Son éclat de voix ne fit qu’accentuer le silence tendu qui s’installa ensuite. Hugo se frotta le visage en soupirant avant de répondre, plus calmement :
— Je ne t’ai jamais prise en otage, Charlotte. J’essayais de te protéger…
— De quoi, exactement ? J’ai passé ma vie dans les montagnes ! Je chasse bien mieux que la totalité de tes hommes et je suis bien plus discrète et rapide qu’eux. J’ai survécu un an seule à éviter les sans-visage…
— Justement ! cria Hugo, exaspéré. T’as pas vu les gars qu’on se tapait à ce moment-là ? Tous des soûlards arriérés et tellement crétins que même l’armée les a rejetés en plein milieu d’une putain de guerre ! La moitié voulait profiter d’un moment à l’abri des regards pour te passer dessus, l’autre refusait de bosser avec toi et rêvait de te pousser dans un ravin parce que tu les ridiculisais tout le temps !
Charlotte était abasourdie. Cet abruti essayait de lui faire croire qu’il l’avait séquestré dans le camp pour son propre bien ?
— Tout ce que t’avais à faire c’était patienter un peu que les choses se tassent, reprit Hugo. On t’aurait intégré en douceur à la chaîne de commandement. Bordel ! À l’heure qu’il est, tu serais à la tête de toutes les patrouilles ! Mais non, il a fallu que Madame s’offusque à la moindre occasion et commence à monter tout le monde contre le peu d’autorité qui maintenait un semblant d’ordre !
Touruk tenta vainement de retenir un rire. L’incongruité de la situation était telle, que tous le scrutaient comme s’il lui était poussé une seconde tête. Charlotte le fusilla du regard, bien incapable de comprendre d’où venait son hilarité.
— Abkha san pak man, ayatsë, dit-il d’un air à peine contrit. Dakh man tan pob bast më, dö man aptak.

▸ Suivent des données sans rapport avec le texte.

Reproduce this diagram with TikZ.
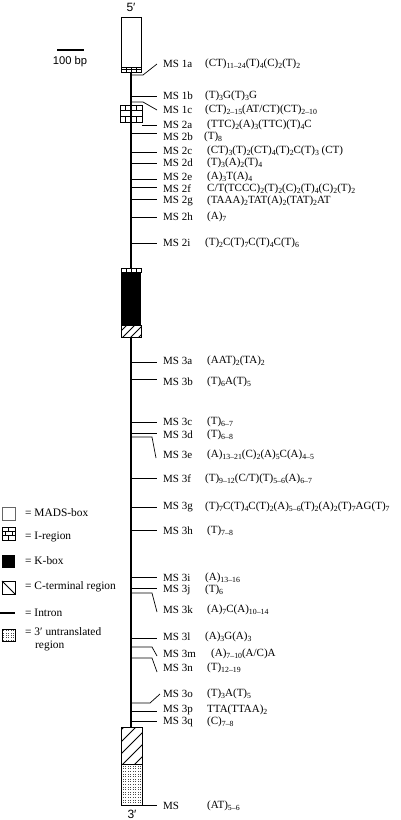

Au grand dam de Charlotte, la voix synthétique du traducteur s’éleva dans le silence abasourdi de la petite tente.
« Ça, beaucoup ressemble toi, mon choix. Je apprécie mâle lui, lui réfléchi. »
Elle se sentit rougir comme elle ne l’avait pas fait depuis longtemps et ne parvint pas à contrôler sa colère. Entre cet homme qu’elle haïssait qui venait de la traiter de gamine capricieuse, et cet homme qu’elle aimait plus que tout qui venait de le confirmer… Charlotte hésitait entre son envie de disparaître sous terre et son besoin de les frapper tout deux jusqu’à effacer le sourire de connivence qu’ils affichaient.
Mais elle devait reconnaître que l’intervention de Touruk avait dissipé de manière efficace la tension qui régnait quelques instants plus tôt.
À peine eût-elle fait ce constat que des éclats de voix retentirent à l’extérieur, résonnant dans l’immensité de la caverne.